[What is required]
Word for word, set down the records and skip each picture.

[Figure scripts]
= = =

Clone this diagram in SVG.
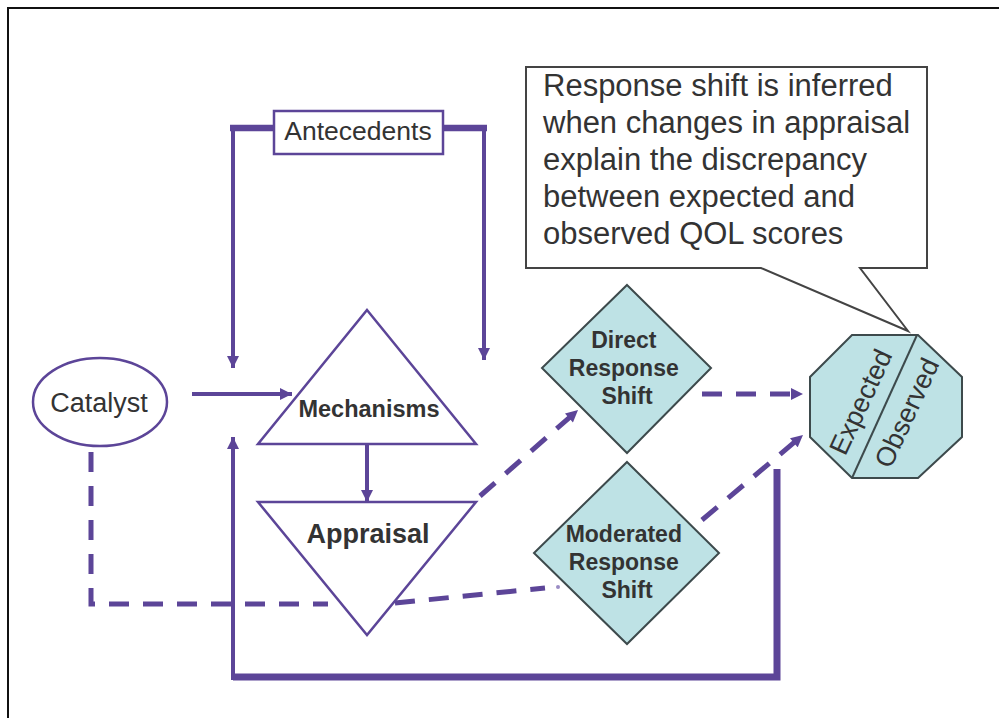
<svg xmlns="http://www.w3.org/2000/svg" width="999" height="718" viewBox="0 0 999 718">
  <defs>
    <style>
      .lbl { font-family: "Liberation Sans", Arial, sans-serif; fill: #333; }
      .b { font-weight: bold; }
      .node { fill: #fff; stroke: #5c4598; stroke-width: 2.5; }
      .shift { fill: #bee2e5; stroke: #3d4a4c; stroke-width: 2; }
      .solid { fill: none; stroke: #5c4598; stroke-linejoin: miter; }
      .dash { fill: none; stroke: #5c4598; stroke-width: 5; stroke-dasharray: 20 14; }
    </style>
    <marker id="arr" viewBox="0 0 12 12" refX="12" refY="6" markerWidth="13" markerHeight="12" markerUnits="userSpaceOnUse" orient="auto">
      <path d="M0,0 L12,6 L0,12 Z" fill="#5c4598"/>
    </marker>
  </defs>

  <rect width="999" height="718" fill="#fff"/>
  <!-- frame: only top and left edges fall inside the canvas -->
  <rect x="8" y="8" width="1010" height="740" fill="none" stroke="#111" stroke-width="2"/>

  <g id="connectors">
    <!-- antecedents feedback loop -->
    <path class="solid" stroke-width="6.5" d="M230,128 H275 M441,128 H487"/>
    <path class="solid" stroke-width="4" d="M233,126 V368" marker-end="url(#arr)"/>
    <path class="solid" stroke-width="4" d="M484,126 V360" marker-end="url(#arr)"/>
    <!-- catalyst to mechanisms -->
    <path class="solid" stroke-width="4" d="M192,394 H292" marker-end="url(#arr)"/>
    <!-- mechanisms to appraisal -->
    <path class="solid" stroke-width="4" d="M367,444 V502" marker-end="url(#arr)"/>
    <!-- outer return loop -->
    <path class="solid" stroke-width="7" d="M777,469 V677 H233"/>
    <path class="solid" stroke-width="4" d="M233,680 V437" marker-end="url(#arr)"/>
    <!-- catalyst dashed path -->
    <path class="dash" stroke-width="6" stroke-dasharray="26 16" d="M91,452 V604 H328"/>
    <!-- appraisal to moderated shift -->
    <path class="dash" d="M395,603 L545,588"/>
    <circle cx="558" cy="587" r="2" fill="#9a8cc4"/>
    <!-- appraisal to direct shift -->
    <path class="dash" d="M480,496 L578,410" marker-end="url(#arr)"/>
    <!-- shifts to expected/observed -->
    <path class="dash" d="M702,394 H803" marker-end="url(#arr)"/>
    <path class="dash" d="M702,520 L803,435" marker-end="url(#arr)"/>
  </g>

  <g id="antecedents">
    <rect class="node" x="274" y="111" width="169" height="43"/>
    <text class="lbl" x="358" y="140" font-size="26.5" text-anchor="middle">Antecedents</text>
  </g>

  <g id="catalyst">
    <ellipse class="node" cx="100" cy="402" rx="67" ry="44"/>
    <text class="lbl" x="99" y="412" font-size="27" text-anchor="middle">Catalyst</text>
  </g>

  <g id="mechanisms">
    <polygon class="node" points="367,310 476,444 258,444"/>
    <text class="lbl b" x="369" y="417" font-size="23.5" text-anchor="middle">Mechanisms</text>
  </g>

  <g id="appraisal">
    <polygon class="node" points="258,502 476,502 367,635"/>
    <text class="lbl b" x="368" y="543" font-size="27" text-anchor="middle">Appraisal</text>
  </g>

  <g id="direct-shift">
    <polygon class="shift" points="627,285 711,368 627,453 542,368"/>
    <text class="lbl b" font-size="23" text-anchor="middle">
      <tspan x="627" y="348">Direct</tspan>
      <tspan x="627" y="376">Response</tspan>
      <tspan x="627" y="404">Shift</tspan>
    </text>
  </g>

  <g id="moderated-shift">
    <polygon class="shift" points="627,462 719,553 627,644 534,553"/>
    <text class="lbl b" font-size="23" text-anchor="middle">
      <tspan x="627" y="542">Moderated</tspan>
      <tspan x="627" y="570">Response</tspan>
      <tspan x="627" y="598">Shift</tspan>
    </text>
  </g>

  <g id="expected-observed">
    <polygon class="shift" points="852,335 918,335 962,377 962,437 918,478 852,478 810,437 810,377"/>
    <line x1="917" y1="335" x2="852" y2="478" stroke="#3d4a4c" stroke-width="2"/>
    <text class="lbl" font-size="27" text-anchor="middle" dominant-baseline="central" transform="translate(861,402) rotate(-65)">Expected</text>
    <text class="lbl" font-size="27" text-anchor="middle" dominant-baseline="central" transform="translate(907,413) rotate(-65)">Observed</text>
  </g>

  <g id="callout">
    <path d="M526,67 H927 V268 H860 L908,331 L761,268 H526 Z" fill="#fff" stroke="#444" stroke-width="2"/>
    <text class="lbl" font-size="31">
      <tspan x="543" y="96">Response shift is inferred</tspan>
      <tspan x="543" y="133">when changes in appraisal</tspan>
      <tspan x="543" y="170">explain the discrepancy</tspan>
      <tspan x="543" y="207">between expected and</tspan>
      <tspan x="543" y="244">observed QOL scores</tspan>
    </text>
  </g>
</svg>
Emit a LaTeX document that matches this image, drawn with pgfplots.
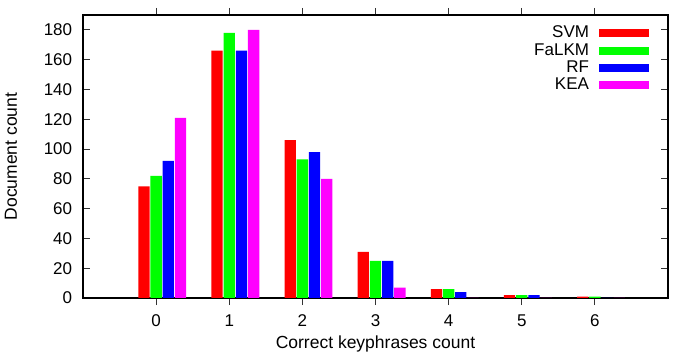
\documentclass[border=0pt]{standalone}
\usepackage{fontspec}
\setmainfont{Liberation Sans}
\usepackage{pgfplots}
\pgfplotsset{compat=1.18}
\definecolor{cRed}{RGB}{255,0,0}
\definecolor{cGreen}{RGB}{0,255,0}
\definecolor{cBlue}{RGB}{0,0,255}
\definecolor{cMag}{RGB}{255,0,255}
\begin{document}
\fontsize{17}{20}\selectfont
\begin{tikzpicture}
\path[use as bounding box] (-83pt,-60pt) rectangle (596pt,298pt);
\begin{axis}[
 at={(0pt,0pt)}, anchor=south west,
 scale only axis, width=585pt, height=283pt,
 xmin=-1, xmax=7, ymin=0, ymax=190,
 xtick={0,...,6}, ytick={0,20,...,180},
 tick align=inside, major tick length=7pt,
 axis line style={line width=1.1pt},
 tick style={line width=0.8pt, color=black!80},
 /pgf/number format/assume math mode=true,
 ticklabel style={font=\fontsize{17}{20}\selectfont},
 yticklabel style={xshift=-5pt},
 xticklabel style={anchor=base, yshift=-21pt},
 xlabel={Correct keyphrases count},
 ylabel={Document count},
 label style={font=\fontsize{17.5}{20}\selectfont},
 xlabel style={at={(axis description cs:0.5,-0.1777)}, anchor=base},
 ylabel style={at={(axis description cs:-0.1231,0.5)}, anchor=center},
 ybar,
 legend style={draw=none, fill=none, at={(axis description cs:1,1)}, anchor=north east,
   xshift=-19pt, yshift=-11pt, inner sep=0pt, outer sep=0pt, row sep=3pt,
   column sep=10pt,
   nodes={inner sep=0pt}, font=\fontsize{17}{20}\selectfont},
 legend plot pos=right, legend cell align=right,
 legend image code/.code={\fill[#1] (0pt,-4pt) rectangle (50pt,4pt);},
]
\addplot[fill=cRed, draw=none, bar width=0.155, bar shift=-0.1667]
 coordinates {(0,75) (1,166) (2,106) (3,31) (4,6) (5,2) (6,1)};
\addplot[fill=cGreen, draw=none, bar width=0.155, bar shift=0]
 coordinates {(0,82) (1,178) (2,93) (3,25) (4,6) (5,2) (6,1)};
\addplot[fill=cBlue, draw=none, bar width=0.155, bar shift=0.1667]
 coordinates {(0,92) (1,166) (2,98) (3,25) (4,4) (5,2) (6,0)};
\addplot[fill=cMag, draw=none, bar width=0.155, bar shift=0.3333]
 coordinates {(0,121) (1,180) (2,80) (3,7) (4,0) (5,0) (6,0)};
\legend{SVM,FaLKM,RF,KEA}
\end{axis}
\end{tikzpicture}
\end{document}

= = =

[Exercise result]
Clone this diagram in SVG.
<svg xmlns="http://www.w3.org/2000/svg" width="999" height="718" viewBox="0 0 999 718">
  <defs>
    <style>
      .lbl { font-family: "Liberation Sans", Arial, sans-serif; fill: #333; }
      .b { font-weight: bold; }
      .node { fill: #fff; stroke: #5c4598; stroke-width: 2.5; }
      .shift { fill: #bee2e5; stroke: #3d4a4c; stroke-width: 2; }
      .solid { fill: none; stroke: #5c4598; stroke-linejoin: miter; }
      .dash { fill: none; stroke: #5c4598; stroke-width: 5; stroke-dasharray: 20 14; }
    </style>
    <marker id="arr" viewBox="0 0 12 12" refX="12" refY="6" markerWidth="13" markerHeight="12" markerUnits="userSpaceOnUse" orient="auto">
      <path d="M0,0 L12,6 L0,12 Z" fill="#5c4598"/>
    </marker>
  </defs>

  <rect width="999" height="718" fill="#fff"/>
  <!-- frame: only top and left edges fall inside the canvas -->
  <rect x="8" y="8" width="1010" height="740" fill="none" stroke="#111" stroke-width="2"/>

  <g id="connectors">
    <!-- antecedents feedback loop -->
    <path class="solid" stroke-width="6.5" d="M230,128 H275 M441,128 H487"/>
    <path class="solid" stroke-width="4" d="M233,126 V368" marker-end="url(#arr)"/>
    <path class="solid" stroke-width="4" d="M484,126 V360" marker-end="url(#arr)"/>
    <!-- catalyst to mechanisms -->
    <path class="solid" stroke-width="4" d="M192,394 H292" marker-end="url(#arr)"/>
    <!-- mechanisms to appraisal -->
    <path class="solid" stroke-width="4" d="M367,444 V502" marker-end="url(#arr)"/>
    <!-- outer return loop -->
    <path class="solid" stroke-width="7" d="M777,469 V677 H233"/>
    <path class="solid" stroke-width="4" d="M233,680 V437" marker-end="url(#arr)"/>
    <!-- catalyst dashed path -->
    <path class="dash" stroke-width="6" stroke-dasharray="26 16" d="M91,452 V604 H328"/>
    <!-- appraisal to moderated shift -->
    <path class="dash" d="M395,603 L545,588"/>
    <circle cx="558" cy="587" r="2" fill="#9a8cc4"/>
    <!-- appraisal to direct shift -->
    <path class="dash" d="M480,496 L578,410" marker-end="url(#arr)"/>
    <!-- shifts to expected/observed -->
    <path class="dash" d="M702,394 H803" marker-end="url(#arr)"/>
    <path class="dash" d="M702,520 L803,435" marker-end="url(#arr)"/>
  </g>

  <g id="antecedents">
    <rect class="node" x="274" y="111" width="169" height="43"/>
    <text class="lbl" x="358" y="140" font-size="26.5" text-anchor="middle">Antecedents</text>
  </g>

  <g id="catalyst">
    <ellipse class="node" cx="100" cy="402" rx="67" ry="44"/>
    <text class="lbl" x="99" y="412" font-size="27" text-anchor="middle">Catalyst</text>
  </g>

  <g id="mechanisms">
    <polygon class="node" points="367,310 476,444 258,444"/>
    <text class="lbl b" x="369" y="417" font-size="23.5" text-anchor="middle">Mechanisms</text>
  </g>

  <g id="appraisal">
    <polygon class="node" points="258,502 476,502 367,635"/>
    <text class="lbl b" x="368" y="543" font-size="27" text-anchor="middle">Appraisal</text>
  </g>

  <g id="direct-shift">
    <polygon class="shift" points="627,285 711,368 627,453 542,368"/>
    <text class="lbl b" font-size="23" text-anchor="middle">
      <tspan x="627" y="348">Direct</tspan>
      <tspan x="627" y="376">Response</tspan>
      <tspan x="627" y="404">Shift</tspan>
    </text>
  </g>

  <g id="moderated-shift">
    <polygon class="shift" points="627,462 719,553 627,644 534,553"/>
    <text class="lbl b" font-size="23" text-anchor="middle">
      <tspan x="627" y="542">Moderated</tspan>
      <tspan x="627" y="570">Response</tspan>
      <tspan x="627" y="598">Shift</tspan>
    </text>
  </g>

  <g id="expected-observed">
    <polygon class="shift" points="852,335 918,335 962,377 962,437 918,478 852,478 810,437 810,377"/>
    <line x1="917" y1="335" x2="852" y2="478" stroke="#3d4a4c" stroke-width="2"/>
    <text class="lbl" font-size="27" text-anchor="middle" dominant-baseline="central" transform="translate(861,402) rotate(-65)">Expected</text>
    <text class="lbl" font-size="27" text-anchor="middle" dominant-baseline="central" transform="translate(907,413) rotate(-65)">Observed</text>
  </g>

  <g id="callout">
    <path d="M526,67 H927 V268 H860 L908,331 L761,268 H526 Z" fill="#fff" stroke="#444" stroke-width="2"/>
    <text class="lbl" font-size="31">
      <tspan x="543" y="96">Response shift is inferred</tspan>
      <tspan x="543" y="133">when changes in appraisal</tspan>
      <tspan x="543" y="170">explain the discrepancy</tspan>
      <tspan x="543" y="207">between expected and</tspan>
      <tspan x="543" y="244">observed QOL scores</tspan>
    </text>
  </g>
</svg>
Emit a LaTeX document that matches this image, drawn with pgfplots.
\documentclass[border=0pt]{standalone}
\usepackage{fontspec}
\setmainfont{Liberation Sans}
\usepackage{pgfplots}
\pgfplotsset{compat=1.18}
\definecolor{cRed}{RGB}{255,0,0}
\definecolor{cGreen}{RGB}{0,255,0}
\definecolor{cBlue}{RGB}{0,0,255}
\definecolor{cMag}{RGB}{255,0,255}
\begin{document}
\fontsize{17}{20}\selectfont
\begin{tikzpicture}
\path[use as bounding box] (-83pt,-60pt) rectangle (596pt,298pt);
\begin{axis}[
 at={(0pt,0pt)}, anchor=south west,
 scale only axis, width=585pt, height=283pt,
 xmin=-1, xmax=7, ymin=0, ymax=190,
 xtick={0,...,6}, ytick={0,20,...,180},
 tick align=inside, major tick length=7pt,
 axis line style={line width=1.1pt},
 tick style={line width=0.8pt, color=black!80},
 /pgf/number format/assume math mode=true,
 ticklabel style={font=\fontsize{17}{20}\selectfont},
 yticklabel style={xshift=-5pt},
 xticklabel style={anchor=base, yshift=-21pt},
 xlabel={Correct keyphrases count},
 ylabel={Document count},
 label style={font=\fontsize{17.5}{20}\selectfont},
 xlabel style={at={(axis description cs:0.5,-0.1777)}, anchor=base},
 ylabel style={at={(axis description cs:-0.1231,0.5)}, anchor=center},
 ybar,
 legend style={draw=none, fill=none, at={(axis description cs:1,1)}, anchor=north east,
   xshift=-19pt, yshift=-11pt, inner sep=0pt, outer sep=0pt, row sep=3pt,
   column sep=10pt,
   nodes={inner sep=0pt}, font=\fontsize{17}{20}\selectfont},
 legend plot pos=right, legend cell align=right,
 legend image code/.code={\fill[#1] (0pt,-4pt) rectangle (50pt,4pt);},
]
\addplot[fill=cRed, draw=none, bar width=0.155, bar shift=-0.1667]
 coordinates {(0,75) (1,166) (2,106) (3,31) (4,6) (5,2) (6,1)};
\addplot[fill=cGreen, draw=none, bar width=0.155, bar shift=0]
 coordinates {(0,82) (1,178) (2,93) (3,25) (4,6) (5,2) (6,1)};
\addplot[fill=cBlue, draw=none, bar width=0.155, bar shift=0.1667]
 coordinates {(0,92) (1,166) (2,98) (3,25) (4,4) (5,2) (6,0)};
\addplot[fill=cMag, draw=none, bar width=0.155, bar shift=0.3333]
 coordinates {(0,121) (1,180) (2,80) (3,7) (4,0) (5,0) (6,0)};
\legend{SVM,FaLKM,RF,KEA}
\end{axis}
\end{tikzpicture}
\end{document}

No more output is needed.